● **GOAL**
Repeat the listing exactly as given, omitting every image.

>> Start DATA PROVIDED

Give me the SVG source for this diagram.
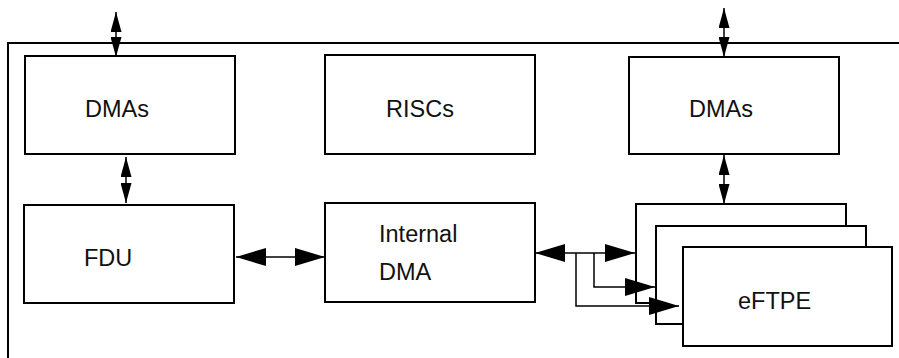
<svg xmlns="http://www.w3.org/2000/svg" width="899" height="358" viewBox="0 0 899 358">
<style>
.box{fill:#fff;stroke:#000;stroke-width:2}
.frame{fill:none;stroke:#000;stroke-width:2}
.lbl{font-family:"Liberation Sans",Arial,sans-serif;font-size:23.5px;fill:#111}
.big{fill:none;stroke:#000;stroke-width:1.5;marker-end:url(#ah)}
.bigb{fill:none;stroke:#000;stroke-width:1.5;marker-start:url(#ah);marker-end:url(#ah)}
.sm{fill:none;stroke:#000;stroke-width:1.5;marker-start:url(#as);marker-end:url(#as)}
.ln{fill:none;stroke:#000;stroke-width:1.5}
</style>
<defs>
<marker id="ah" viewBox="0 0 30 18" markerWidth="30" markerHeight="18" refX="30" refY="9" markerUnits="userSpaceOnUse" orient="auto-start-reverse"><path d="M0,0 L30,9 L0,18 z" fill="#000"/></marker>
<marker id="as" viewBox="0 0 20 11" markerWidth="20" markerHeight="11" refX="20" refY="5.5" markerUnits="userSpaceOnUse" orient="auto-start-reverse"><path d="M0,0 L20,5.5 L0,11 z" fill="#000"/></marker>
</defs>
<g id="frame"><path class="frame" d="M8,358 V43 H899"/></g>
<g id="dmas-left"><rect class="box" x="25" y="56" width="210" height="98"/><text class="lbl" x="85" y="117">DMAs</text></g>
<g id="riscs"><rect class="box" x="325" y="55" width="210" height="99"/><text class="lbl" x="386" y="117">RISCs</text></g>
<g id="dmas-right"><rect class="box" x="629" y="57" width="210" height="97"/><text class="lbl" x="689" y="117">DMAs</text></g>
<g id="fdu"><rect class="box" x="24" y="205" width="210" height="98"/><text class="lbl" x="84" y="266">FDU</text></g>
<g id="internal-dma"><rect class="box" x="325" y="203" width="210" height="99"/><text class="lbl" x="379" y="242">Internal</text><text class="lbl" x="379" y="280">DMA</text></g>
<g id="eftpe"><rect class="box" x="636" y="204" width="210" height="99"/><rect class="box" x="656" y="226" width="210" height="98"/><rect class="box" x="683" y="247" width="209" height="99"/><text class="lbl" x="738" y="309">eFTPE</text></g>
<g id="connectors">
<path class="sm" d="M116,12 V57"/>
<path class="sm" d="M126,157 V203"/>
<path class="sm" d="M724,8 V57"/>
<path class="sm" d="M724,155 V204"/>
<path class="bigb" d="M236,257 H325"/>
<path class="bigb" d="M535,253 H635"/>
<path class="ln" d="M594,253 V287 H627"/>
<path class="big" d="M626,287 H655"/>
<path class="ln" d="M576,253 V306 H650"/>
<path class="big" d="M649,306 H679"/>
</g>
</svg>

>> End DATA PROVIDED

● **ANSWER BELOW**
Give me the SVG source for this diagram.
<svg xmlns="http://www.w3.org/2000/svg" width="899" height="358" viewBox="0 0 899 358">
<style>
.box{fill:#fff;stroke:#000;stroke-width:2}
.frame{fill:none;stroke:#000;stroke-width:2}
.lbl{font-family:"Liberation Sans",Arial,sans-serif;font-size:23.5px;fill:#111}
.big{fill:none;stroke:#000;stroke-width:1.5;marker-end:url(#ah)}
.bigb{fill:none;stroke:#000;stroke-width:1.5;marker-start:url(#ah);marker-end:url(#ah)}
.sm{fill:none;stroke:#000;stroke-width:1.5;marker-start:url(#as);marker-end:url(#as)}
.ln{fill:none;stroke:#000;stroke-width:1.5}
</style>
<defs>
<marker id="ah" viewBox="0 0 30 18" markerWidth="30" markerHeight="18" refX="30" refY="9" markerUnits="userSpaceOnUse" orient="auto-start-reverse"><path d="M0,0 L30,9 L0,18 z" fill="#000"/></marker>
<marker id="as" viewBox="0 0 20 11" markerWidth="20" markerHeight="11" refX="20" refY="5.5" markerUnits="userSpaceOnUse" orient="auto-start-reverse"><path d="M0,0 L20,5.5 L0,11 z" fill="#000"/></marker>
</defs>
<g id="frame"><path class="frame" d="M8,358 V43 H899"/></g>
<g id="dmas-left"><rect class="box" x="25" y="56" width="210" height="98"/><text class="lbl" x="85" y="117">DMAs</text></g>
<g id="riscs"><rect class="box" x="325" y="55" width="210" height="99"/><text class="lbl" x="386" y="117">RISCs</text></g>
<g id="dmas-right"><rect class="box" x="629" y="57" width="210" height="97"/><text class="lbl" x="689" y="117">DMAs</text></g>
<g id="fdu"><rect class="box" x="24" y="205" width="210" height="98"/><text class="lbl" x="84" y="266">FDU</text></g>
<g id="internal-dma"><rect class="box" x="325" y="203" width="210" height="99"/><text class="lbl" x="379" y="242">Internal</text><text class="lbl" x="379" y="280">DMA</text></g>
<g id="eftpe"><rect class="box" x="636" y="204" width="210" height="99"/><rect class="box" x="656" y="226" width="210" height="98"/><rect class="box" x="683" y="247" width="209" height="99"/><text class="lbl" x="738" y="309">eFTPE</text></g>
<g id="connectors">
<path class="sm" d="M116,12 V57"/>
<path class="sm" d="M126,157 V203"/>
<path class="sm" d="M724,8 V57"/>
<path class="sm" d="M724,155 V204"/>
<path class="bigb" d="M236,257 H325"/>
<path class="bigb" d="M535,253 H635"/>
<path class="ln" d="M594,253 V287 H627"/>
<path class="big" d="M626,287 H655"/>
<path class="ln" d="M576,253 V306 H650"/>
<path class="big" d="M649,306 H679"/>
</g>
</svg>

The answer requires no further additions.